Data shown
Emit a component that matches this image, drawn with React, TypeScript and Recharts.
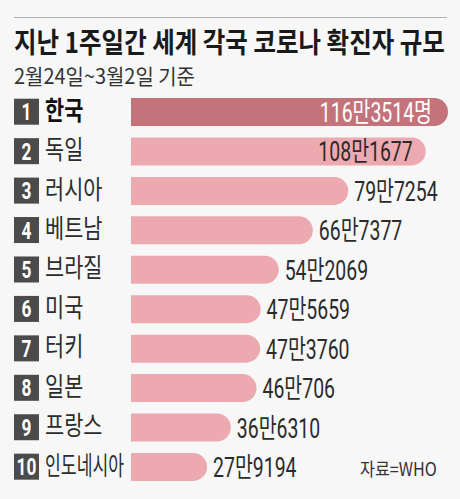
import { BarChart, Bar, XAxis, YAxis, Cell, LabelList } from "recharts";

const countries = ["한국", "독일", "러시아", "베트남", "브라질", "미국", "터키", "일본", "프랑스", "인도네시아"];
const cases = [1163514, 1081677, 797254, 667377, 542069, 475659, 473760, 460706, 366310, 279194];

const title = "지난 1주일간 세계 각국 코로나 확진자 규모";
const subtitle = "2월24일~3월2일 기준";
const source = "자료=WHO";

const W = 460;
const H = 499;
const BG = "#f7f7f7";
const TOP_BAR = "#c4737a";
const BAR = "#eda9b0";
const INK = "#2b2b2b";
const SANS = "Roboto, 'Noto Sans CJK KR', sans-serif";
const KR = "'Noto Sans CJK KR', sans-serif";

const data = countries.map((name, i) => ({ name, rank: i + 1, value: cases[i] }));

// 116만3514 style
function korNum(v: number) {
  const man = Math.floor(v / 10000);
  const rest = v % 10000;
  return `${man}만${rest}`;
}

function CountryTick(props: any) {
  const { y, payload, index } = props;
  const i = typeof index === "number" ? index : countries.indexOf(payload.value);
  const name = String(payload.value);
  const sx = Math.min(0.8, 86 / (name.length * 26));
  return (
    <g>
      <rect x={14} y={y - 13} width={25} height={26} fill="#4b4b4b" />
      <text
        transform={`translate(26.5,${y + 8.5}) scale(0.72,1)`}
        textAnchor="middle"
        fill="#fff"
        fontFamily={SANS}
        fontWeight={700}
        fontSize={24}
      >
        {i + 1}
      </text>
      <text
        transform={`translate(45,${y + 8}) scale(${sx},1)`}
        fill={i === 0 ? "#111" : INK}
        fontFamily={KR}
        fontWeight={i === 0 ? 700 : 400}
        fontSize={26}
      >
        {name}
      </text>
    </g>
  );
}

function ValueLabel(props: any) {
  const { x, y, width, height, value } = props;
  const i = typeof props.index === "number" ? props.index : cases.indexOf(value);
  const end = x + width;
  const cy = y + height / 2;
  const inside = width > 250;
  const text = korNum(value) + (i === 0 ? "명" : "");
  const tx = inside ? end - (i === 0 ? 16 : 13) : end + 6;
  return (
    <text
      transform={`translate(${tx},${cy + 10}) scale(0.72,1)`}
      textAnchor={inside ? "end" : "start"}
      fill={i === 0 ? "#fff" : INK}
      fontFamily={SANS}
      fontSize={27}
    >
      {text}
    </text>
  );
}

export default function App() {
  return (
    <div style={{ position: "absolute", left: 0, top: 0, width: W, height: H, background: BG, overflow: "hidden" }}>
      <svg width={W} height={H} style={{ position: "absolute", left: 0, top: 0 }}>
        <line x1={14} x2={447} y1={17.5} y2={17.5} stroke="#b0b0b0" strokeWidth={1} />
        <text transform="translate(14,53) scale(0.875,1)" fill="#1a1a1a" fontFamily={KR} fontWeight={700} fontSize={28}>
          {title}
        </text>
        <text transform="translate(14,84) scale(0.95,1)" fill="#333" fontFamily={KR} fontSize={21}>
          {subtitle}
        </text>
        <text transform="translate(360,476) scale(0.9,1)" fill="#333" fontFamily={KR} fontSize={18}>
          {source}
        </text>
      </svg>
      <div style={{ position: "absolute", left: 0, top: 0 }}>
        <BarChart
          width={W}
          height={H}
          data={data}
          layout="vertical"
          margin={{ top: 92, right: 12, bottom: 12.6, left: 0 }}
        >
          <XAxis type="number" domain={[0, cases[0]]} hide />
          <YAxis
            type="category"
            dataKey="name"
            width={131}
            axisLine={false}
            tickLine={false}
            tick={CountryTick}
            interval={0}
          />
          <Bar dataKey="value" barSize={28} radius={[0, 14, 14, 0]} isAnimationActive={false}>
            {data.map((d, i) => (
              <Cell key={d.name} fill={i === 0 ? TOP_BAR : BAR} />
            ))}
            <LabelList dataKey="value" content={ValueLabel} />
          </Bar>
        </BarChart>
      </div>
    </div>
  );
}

Exercise goal
Do not include the images; transcribe the rest of the listing exactly.

Finished task
Emit a component that matches this image, drawn with React, TypeScript and Recharts.
import { BarChart, Bar, XAxis, YAxis, Cell, LabelList } from "recharts";

const countries = ["한국", "독일", "러시아", "베트남", "브라질", "미국", "터키", "일본", "프랑스", "인도네시아"];
const cases = [1163514, 1081677, 797254, 667377, 542069, 475659, 473760, 460706, 366310, 279194];

const title = "지난 1주일간 세계 각국 코로나 확진자 규모";
const subtitle = "2월24일~3월2일 기준";
const source = "자료=WHO";

const W = 460;
const H = 499;
const BG = "#f7f7f7";
const TOP_BAR = "#c4737a";
const BAR = "#eda9b0";
const INK = "#2b2b2b";
const SANS = "Roboto, 'Noto Sans CJK KR', sans-serif";
const KR = "'Noto Sans CJK KR', sans-serif";

const data = countries.map((name, i) => ({ name, rank: i + 1, value: cases[i] }));

// 116만3514 style
function korNum(v: number) {
  const man = Math.floor(v / 10000);
  const rest = v % 10000;
  return `${man}만${rest}`;
}

function CountryTick(props: any) {
  const { y, payload, index } = props;
  const i = typeof index === "number" ? index : countries.indexOf(payload.value);
  const name = String(payload.value);
  const sx = Math.min(0.8, 86 / (name.length * 26));
  return (
    <g>
      <rect x={14} y={y - 13} width={25} height={26} fill="#4b4b4b" />
      <text
        transform={`translate(26.5,${y + 8.5}) scale(0.72,1)`}
        textAnchor="middle"
        fill="#fff"
        fontFamily={SANS}
        fontWeight={700}
        fontSize={24}
      >
        {i + 1}
      </text>
      <text
        transform={`translate(45,${y + 8}) scale(${sx},1)`}
        fill={i === 0 ? "#111" : INK}
        fontFamily={KR}
        fontWeight={i === 0 ? 700 : 400}
        fontSize={26}
      >
        {name}
      </text>
    </g>
  );
}

function ValueLabel(props: any) {
  const { x, y, width, height, value } = props;
  const i = typeof props.index === "number" ? props.index : cases.indexOf(value);
  const end = x + width;
  const cy = y + height / 2;
  const inside = width > 250;
  const text = korNum(value) + (i === 0 ? "명" : "");
  const tx = inside ? end - (i === 0 ? 16 : 13) : end + 6;
  return (
    <text
      transform={`translate(${tx},${cy + 10}) scale(0.72,1)`}
      textAnchor={inside ? "end" : "start"}
      fill={i === 0 ? "#fff" : INK}
      fontFamily={SANS}
      fontSize={27}
    >
      {text}
    </text>
  );
}

export default function App() {
  return (
    <div style={{ position: "absolute", left: 0, top: 0, width: W, height: H, background: BG, overflow: "hidden" }}>
      <svg width={W} height={H} style={{ position: "absolute", left: 0, top: 0 }}>
        <line x1={14} x2={447} y1={17.5} y2={17.5} stroke="#b0b0b0" strokeWidth={1} />
        <text transform="translate(14,53) scale(0.875,1)" fill="#1a1a1a" fontFamily={KR} fontWeight={700} fontSize={28}>
          {title}
        </text>
        <text transform="translate(14,84) scale(0.95,1)" fill="#333" fontFamily={KR} fontSize={21}>
          {subtitle}
        </text>
        <text transform="translate(360,476) scale(0.9,1)" fill="#333" fontFamily={KR} fontSize={18}>
          {source}
        </text>
      </svg>
      <div style={{ position: "absolute", left: 0, top: 0 }}>
        <BarChart
          width={W}
          height={H}
          data={data}
          layout="vertical"
          margin={{ top: 92, right: 12, bottom: 12.6, left: 0 }}
        >
          <XAxis type="number" domain={[0, cases[0]]} hide />
          <YAxis
            type="category"
            dataKey="name"
            width={131}
            axisLine={false}
            tickLine={false}
            tick={CountryTick}
            interval={0}
          />
          <Bar dataKey="value" barSize={28} radius={[0, 14, 14, 0]} isAnimationActive={false}>
            {data.map((d, i) => (
              <Cell key={d.name} fill={i === 0 ? TOP_BAR : BAR} />
            ))}
            <LabelList dataKey="value" content={ValueLabel} />
          </Bar>
        </BarChart>
      </div>
    </div>
  );
}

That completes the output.